After eighteen months in the CLM program, some things are the same for the family, but much has changed as well. Their main source of income for daily expenses is still his fishing. Gidette has not chosen to invest in other commerce.
She decided, however, to invest in livestock. She bought two goats with funds that the program provided, and now she has four. She also bought two turkeys, which have begun laying eggs, and a pair of ducks. “Animals are hope. You can sell them when you need the money, and when people see you have livestock, they will lend you money, too.”
She hopes that the goats will continue producing and that someday she will be able to buy a cow. It will be her second because since she joined the program, a cow she was keeping for a neighbor had a calf, which she received as payment.
But for Gidette, the most important change has been her home. She was living in her mother-in-law’s old house, and it was falling apart. She watched her fellow CLM members finish home repair one after another, but hers was going slowly. “Some built two-room houses. Some built three rooms. I wanted a home with four rooms.”

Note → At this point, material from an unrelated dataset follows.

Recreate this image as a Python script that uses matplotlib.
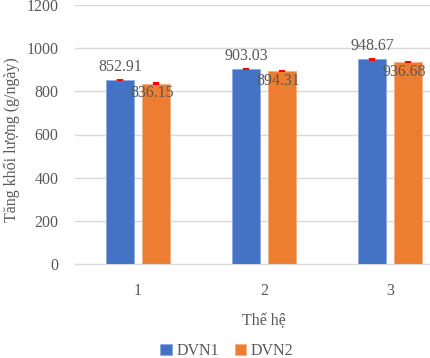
import numpy as np
import matplotlib.pyplot as plt

generations = ["1", "2", "3"]
dvn1 = [852.91, 903.03, 948.67]
dvn2 = [836.15, 894.31, 936.68]
err1 = [6, 6, 6]
err2 = [6, 6, 6]

BLUE = "#4472C4"
ORANGE = "#ED7D31"
TEXT = "#595959"

plt.rcParams["font.family"] = ["Liberation Serif", "DejaVu Serif"]

fig = plt.figure(figsize=(4.31, 3.58), dpi=100)
# chart is cropped on the right in the reference, so the axes run past the figure edge
ax = fig.add_axes([75 / 431, 94 / 358, 378 / 431, 259 / 358])

x = np.arange(1, len(generations) + 1)
width = 0.222
off = 0.143

ax.bar(x - off, dvn1, width=width, color=BLUE, edgecolor="#8faadc", linewidth=0.6, label="DVN1", zorder=2)
ax.bar(x + off, dvn2, width=width, color=ORANGE, edgecolor="#f4b183", linewidth=0.6, label="DVN2", zorder=2)
ax.errorbar(x - off, dvn1, yerr=err1, fmt="none", ecolor="red", elinewidth=4.5, capsize=0, zorder=3)
ax.errorbar(x + off, dvn2, yerr=err2, fmt="none", ecolor="red", elinewidth=4.5, capsize=0, zorder=3)

for xi, v in zip(x - off, dvn1):
    ax.text(xi, v + 25, f"{v:.2f}", ha="center", va="bottom", fontsize=11.5, color=TEXT, zorder=4)
for xi, v in zip(x + off, dvn2):
    ax.text(xi - 0.03, v - 8, f"{v:.2f}", ha="center", va="top", fontsize=11.5, color=TEXT, zorder=4)

ax.set_xlim(0.5, 3.5)
ax.set_ylim(0, 1200)
ax.set_yticks(np.arange(0, 1201, 200))
ax.set_xticks(x)
ax.set_xticklabels(generations)
ax.tick_params(axis="both", length=0, labelsize=11.5, colors=TEXT)
ax.tick_params(axis="x", pad=14)
ax.tick_params(axis="y", pad=12)
ax.yaxis.grid(True, color="#d9d9d9", linewidth=1, zorder=0)
ax.set_axisbelow(True)
for side in ["left", "right", "top"]:
    ax.spines[side].set_visible(False)
ax.spines["bottom"].set_color("#d9d9d9")

ax.set_xlabel("Thế hệ", fontsize=11.5, color=TEXT, labelpad=10)
fig.text(12 / 431, 1 - 140 / 358, "Tăng khối lượng (g/ngày)", rotation=90, ha="center", va="center",
         fontsize=11.5, color=TEXT)

handles, labels = ax.get_legend_handles_labels()
fig.legend(handles, labels, loc="center", bbox_to_anchor=(227 / 431, 1 - 351 / 358), ncol=2, frameon=False,
           fontsize=11.5, labelcolor=TEXT, handlelength=0.7, handleheight=0.7, handletextpad=0.3, columnspacing=1.0)

fig.savefig("out.png", dpi=100)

She says that as graduation began to approach and she wasn’t finished, her case manager started to really push. “I told her not to worry. I had the posts and the palm trees for the walls. I told her that one day she come by and ‘pop’ it would be finished. I had given my word.”
And now, in fact, she has the four-room home she hoped for. And she already has plans for further improvements. She is saving in the second cycle of the savings and loan association the CLM set up for her and her fellow members, and when the 12-month saving cycle ends, she will buy cement and put down a floor.